Would publicly criticizing China have any use? Some would defend Merkel’s failure to publicly mention Liu Xiaobo — that she is making a compromise and getting things done in a low-key manner. Whether it’s getting the Nobel Peace Prize laureate on the brink of death released, or changing China’s authoritarian political system, many people think that “private dialogue” is the most effective path. They even suppose that public pressure will have the opposite of the result intended. Over the past twenty years, the European Union has been holding dialogues on human rights with China quietly, and it is termed “quiet diplomacy.”

 

But in fact, those who are provided succor are those who have been reported on in the media the most — those who make dictators truly feel the pressure of international public opinion. There are countless unknown victims who have received no lenience since they are so “low key.” In fact, they’re often subject to the most cruel and brutal treatment.

 

This is not limited to only individual cases. The German scholar Katrin Kinzelbach’s 2014 book “The EU’s Human Rights Dialogue with China: Quiet Diplomacy and its Limits,” traced the development of the EU’s rights dialogue with China from its founding in 1995 until 2010, relying on internal memoranda, a vast array of documents, and extensive interviews with officials from over 20 member states. She spoke with former chairpersons of the dialogue committees and traced the institutional changes in the process. The conclusion of her research was that “quiet diplomacy” exerts almost no positive impact at all on human rights in China.
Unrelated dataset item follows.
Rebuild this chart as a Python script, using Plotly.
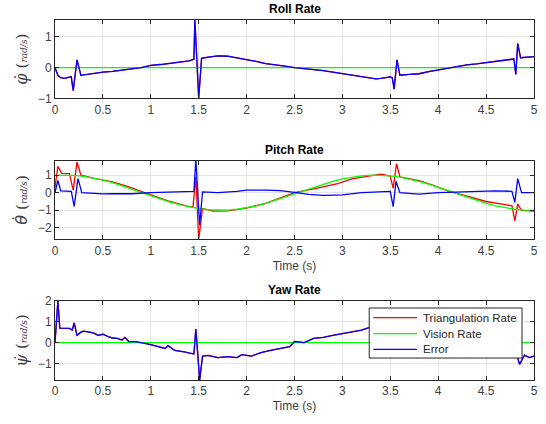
import plotly.graph_objects as go

# ---------------- Roll rate ----------------
roll_err_t = [0, 0.03, 0.06, 0.1, 0.14, 0.17, 0.19, 0.23, 0.27, 0.33, 0.4, 0.5, 0.6, 0.7,
              0.8, 0.9, 1.0, 1.1, 1.2, 1.3, 1.4, 1.45, 1.46, 1.50, 1.53, 1.6, 1.7, 1.8,
              1.9, 2.0, 2.1, 2.2, 2.3, 2.4, 2.5, 2.6, 2.7, 2.8, 2.9, 3.0, 3.1, 3.2, 3.3,
              3.35, 3.4, 3.5, 3.52, 3.54, 3.57, 3.6, 3.7, 3.8, 3.9, 4.0, 4.1, 4.2, 4.3,
              4.4, 4.5, 4.6, 4.7, 4.79, 4.81, 4.83, 4.86, 4.9, 5.0]
roll_err_v = [0, -0.25, -0.33, -0.35, -0.32, -0.3, -0.75, 0.25, -0.25, -0.22, -0.2, -0.15,
              -0.12, -0.07, -0.04, 0.0, 0.07, 0.1, 0.14, 0.17, 0.22, 0.27, 1.55, -1.0, 0.3,
              0.34, 0.38, 0.37, 0.32, 0.26, 0.2, 0.13, 0.1, 0.05, 0.0, -0.03, -0.07, -0.1,
              -0.15, -0.2, -0.25, -0.3, -0.35, -0.37, -0.35, -0.3, -0.33, -0.7, 0.25, -0.25,
              -0.22, -0.2, -0.13, -0.07, -0.02, 0.05, 0.09, 0.12, 0.16, 0.2, 0.25, 0.28,
              -0.22, 0.78, 0.32, 0.33, 0.36]
roll_vis_t = [0, 5]
roll_vis_v = [0, 0]
roll_tri_t = roll_err_t
roll_tri_v = roll_err_v

# ---------------- Pitch rate ----------------
pitch_vis_t = [round(0.1 * i, 1) for i in range(51)]
pitch_vis_v = [0.98, 1.0, 0.98, 0.93, 0.84, 0.72, 0.57, 0.4, 0.22, 0.02, -0.17, -0.36,
               -0.53, -0.68, -0.81, -0.91, -0.97, -1.0, -0.99, -0.94, -0.86, -0.75, -0.61,
               -0.44, -0.26, -0.07, 0.12, 0.31, 0.49, 0.65, 0.78, 0.89, 0.96, 1.0, 1.0,
               0.96, 0.89, 0.78, 0.65, 0.49, 0.31, 0.12, -0.07, -0.26, -0.44, -0.61, -0.75,
               -0.86, -0.94, -0.99, -1.0]
pitch_err_t = [0, 0.03, 0.06, 0.1, 0.17, 0.2, 0.24, 0.28, 0.4, 0.5, 0.6, 0.8, 1.0, 1.2,
               1.4, 1.45, 1.47, 1.51, 1.54, 1.7, 1.9, 2.0, 2.2, 2.35, 2.5, 2.65, 2.8, 3.0,
               3.2, 3.4, 3.5, 3.53, 3.56, 3.6, 3.7, 3.8, 4.0, 4.2, 4.4, 4.6, 4.77, 4.8,
               4.83, 4.87, 5.0]
pitch_err_v = [0, 0.7, 0.1, 0.1, 0.08, -0.78, 0.8, 0.0, -0.05, -0.07, -0.05, -0.06, 0.0,
               0.02, 0.05, 0.08, 1.9, -1.85, 0.05, 0.0, 0.08, 0.15, 0.15, 0.12, 0.02, -0.1,
               -0.15, -0.12, 0.0, 0.05, 0.07, -0.79, 0.65, 0.0, -0.05, -0.08, 0.0, 0.03,
               0.08, 0.1, 0.08, -0.55, 0.8, 0.0, 0.0]
pitch_tri_t = [0, 0.03, 0.07, 0.15, 0.19, 0.23, 0.27, 0.4, 0.6, 0.75, 0.9, 1.05, 1.2, 1.38,
               1.44, 1.47, 1.5, 1.54, 1.65, 1.8, 2.0, 2.2, 2.35, 2.5, 2.75, 2.95, 3.1, 3.3,
               3.4, 3.5, 3.53, 3.565, 3.6, 3.8, 3.95, 4.1, 4.3, 4.5, 4.7, 4.77, 4.8, 4.83,
               4.87, 5.0]
pitch_tri_v = [0.3, 1.5, 1.1, 1.08, 0.15, 1.75, 1.0, 0.83, 0.62, 0.38, 0.08, -0.22, -0.5,
               -0.76, -0.82, 0.9, -2.65, -0.9, -1.05, -1.03, -0.88, -0.6, -0.32, 0.0, 0.28,
               0.52, 0.78, 0.98, 1.05, 0.95, 0.25, 1.65, 0.9, 0.68, 0.42, 0.1, -0.22, -0.5,
               -0.68, -0.75, -1.6, -0.65, -1.0, -1.05]

# ---------------- Yaw rate ----------------
yaw_err_t = [0, 0.03, 0.05, 0.1, 0.15, 0.18, 0.2, 0.23, 0.27, 0.3, 0.35, 0.4, 0.45, 0.5,
             0.55, 0.6, 0.65, 0.7, 0.73, 0.77, 0.85, 0.9, 1.0, 1.1, 1.15, 1.18, 1.25, 1.35,
             1.45, 1.47, 1.51, 1.54, 1.6, 1.7, 1.8, 1.9, 1.95, 2.05, 2.15, 2.25, 2.35,
             2.45, 2.5, 2.6, 2.7, 2.8, 2.9, 3.0, 3.1, 3.2, 3.3, 3.5, 3.8, 4.1, 4.4, 4.6,
             4.75, 4.82, 4.85, 4.9, 4.95, 5.0]
yaw_err_v = [0, 2.0, 0.7, 0.7, 0.68, 0.6, 0.95, 0.35, 0.5, 0.55, 0.5, 0.47, 0.35, 0.4,
             0.3, 0.22, 0.2, 0.12, 0.25, 0.05, 0.03, 0.0, -0.1, -0.2, -0.28, -0.15, -0.38,
             -0.45, -0.55, 0.65, -1.8, -0.65, -0.62, -0.72, -0.68, -0.72, -0.58, -0.65,
             -0.48, -0.38, -0.3, -0.2, 0.05, 0.0, 0.2, 0.25, 0.35, 0.45, 0.52, 0.6, 0.75,
             0.8, 0.7, 0.4, 0.0, -0.25, -0.45, -0.6, -1.05, -0.6, -0.72, -0.65]
yaw_vis_t = [0, 5]
yaw_vis_v = [0, 0]
yaw_tri_t = yaw_err_t
yaw_tri_v = yaw_err_v

titles = ["Roll Rate", "Pitch Rate", "Yaw Rate"]
symbols = ["φ̇", "θ̇", "ψ̇"]
symbol_fonts = ["DejaVu Serif", "DejaVu Sans", "DejaVu Serif"]
legend_names = ["Triangulation Rate", "Vision Rate", "Error"]
y_ranges = [[-1, 1.55], [-2.65, 1.82], [-1.8, 2]]
y_ticks = [[-1, 0, 1], [-2, -1, 0, 1], [-1, 0, 1, 2]]
x_ticks = [0, 0.5, 1, 1.5, 2, 2.5, 3, 3.5, 4, 4.5, 5]
x_tick_text = ["0", "0.5", "1", "1.5", "2", "2.5", "3", "3.5", "4", "4.5", "5"]
domains = [[0.7825, 1.0], [0.3908, 0.6092], [0.0, 0.2194]]

RED, GREEN, BLUE = "rgb(255,0,0)", "rgb(0,255,0)", "rgb(0,0,255)"
COLORS = [RED, GREEN, BLUE]
AX = "#262626"
FONT = "Liberation Sans, Arial, sans-serif"

series = [
    (roll_tri_t, roll_tri_v, roll_vis_t, roll_vis_v, roll_err_t, roll_err_v),
    (pitch_tri_t, pitch_tri_v, pitch_vis_t, pitch_vis_v, pitch_err_t, pitch_err_v),
    (yaw_tri_t, yaw_tri_v, yaw_vis_t, yaw_vis_v, yaw_err_t, yaw_err_v),
]

fig = go.Figure()
for i, (tt, tv, vt, vv, et, ev) in enumerate(series):
    suffix = "" if i == 0 else str(i + 1)
    xa, ya = "x" + suffix, "y" + suffix
    for (xs, ys), name, col in zip([(tt, tv), (vt, vv), (et, ev)], legend_names, COLORS):
        fig.add_trace(go.Scatter(x=xs, y=ys, mode="lines", name=name,
                                 line=dict(color=col, width=1.3), xaxis=xa, yaxis=ya,
                                 showlegend=False))

layout = dict(
    width=546, height=424,
    margin=dict(l=55, r=8, t=20, b=44),
    paper_bgcolor="white", plot_bgcolor="white",
    font=dict(family=FONT, size=12, color="#404040"),
    showlegend=False,
    annotations=[],
    shapes=[],
)

for i in range(3):
    suffix = "" if i == 0 else str(i + 1)
    axis_common = dict(showline=True, linecolor=AX, linewidth=1, mirror="ticks",
                       ticks="inside", ticklen=4, tickcolor=AX, tickwidth=1,
                       showgrid=True, gridcolor="#e3e3e3", gridwidth=1,
                       zeroline=False, tickfont=dict(size=12, color="#404040"))
    xa = dict(axis_common, range=[0, 5], tickvals=x_ticks, ticktext=x_tick_text,
              anchor="y" + suffix)
    if i > 0:
        xa["title"] = dict(text="Time (s)", font=dict(size=12, color="#404040"),
                           standoff=4)
    ya = dict(axis_common, range=y_ranges[i], tickvals=y_ticks[i],
              domain=domains[i], anchor="x" + suffix,
              title=dict(text="<span style='font-family:" + symbol_fonts[i] + "'><i>"
                              + symbols[i] + "</i></span> "
                              "<span style='font-size:15px'>(</span>"
                              "<span style='font-size:9px'><i>rad/s</i></span>"
                              "<span style='font-size:15px'>)</span>",
                         font=dict(family="DejaVu Serif, serif", size=16,
                                   color="#404040"),
                         standoff=6))
    layout["xaxis" + suffix] = xa
    layout["yaxis" + suffix] = ya
    layout["annotations"].append(dict(
        text="<b>" + titles[i] + "</b>", x=0.5, xref="paper", xanchor="center",
        y=domains[i][1], yref="paper", yanchor="bottom", yshift=2, showarrow=False,
        font=dict(family=FONT, size=12, color="black")))

# Legend box drawn inside the yaw panel (MATLAB style: compact entries)
leg_x0, leg_x1 = 0.656, 0.975
leg_y0, leg_y1 = 0.061, 0.2
layout["shapes"].append(dict(type="rect", xref="paper", yref="paper",
                             x0=leg_x0, x1=leg_x1, y0=leg_y0, y1=leg_y1,
                             fillcolor="white", line=dict(color=AX, width=1),
                             layer="above"))
row_y = [0.173, 0.129, 0.085]
for name, col, yy in zip(legend_names, COLORS, row_y):
    layout["shapes"].append(dict(type="line", xref="paper", yref="paper",
                                 x0=0.6646, x1=0.7557, y0=yy, y1=yy,
                                 line=dict(color=col, width=1.3), layer="above"))
    layout["annotations"].append(dict(text=name, x=0.764, xref="paper", xanchor="left",
                                      y=yy, yref="paper", yanchor="middle",
                                      showarrow=False,
                                      font=dict(family=FONT, size=11.5, color="#262626")))

fig.update_layout(**layout)
fig.write_html("out.html")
Not only did the dialogue fail to achieve the hoped-for outcome, but it led to the Chinese government holding human rights in more contempt, turning the dialogue into a perfunctory affair and an occasion for them to rebut all questions, criticisms, and suggestions.

 

China points the world in a dark direction

 

Two weeks ago Amnesty International, Human Rights Watch, Initiatives for China, International Campaign for Tibet, Human Rights in China, International Society for Human Rights, and Unrepresented Nations and Peoples Organization (UNPO) made a joint statement calling on the European Union to suspend human rights dialogues with China. Their reasoning was that this sort of quiet diplomacy, on a particularly low-level this year, hasn’t improved the circumstances of China’s human rights in China, but instead has become a shield for the EU to avoid a thorny issue.

 

In her book, Kinzelbach writes that the “quiet diplomacy” strategy of human rights dialogues has shown itself to be weak and ineffectual, and that the only effective policy that Europe had on the issue was the prohibition of weapons sales to China after the June 4 massacre. If it wants to change human rights in China, the EU needs to summon up the courage, truly persevere, and support the immense significance of the human rights cause.

 

When politicians are laughing together about how cute the pandas are, and silent and unmoved while China’s most prominent dissident is dying in isolation, perhaps what China’s official propaganda mouthpieces have said is entirely accurate: In fact, Xi Jinping is pointing to a new direction for mankind, that is, abandoning the painful development of a political culture that safeguards human rights, democracy and liberty, and instead focusing on success in advanced economics and high technology, establishing an even more barbaric, darker, and despicable society that operates according to the law of the jungle.

 

 

Chang Ping is a Chinese media veteran and current events commentator now living in political exile in Germany.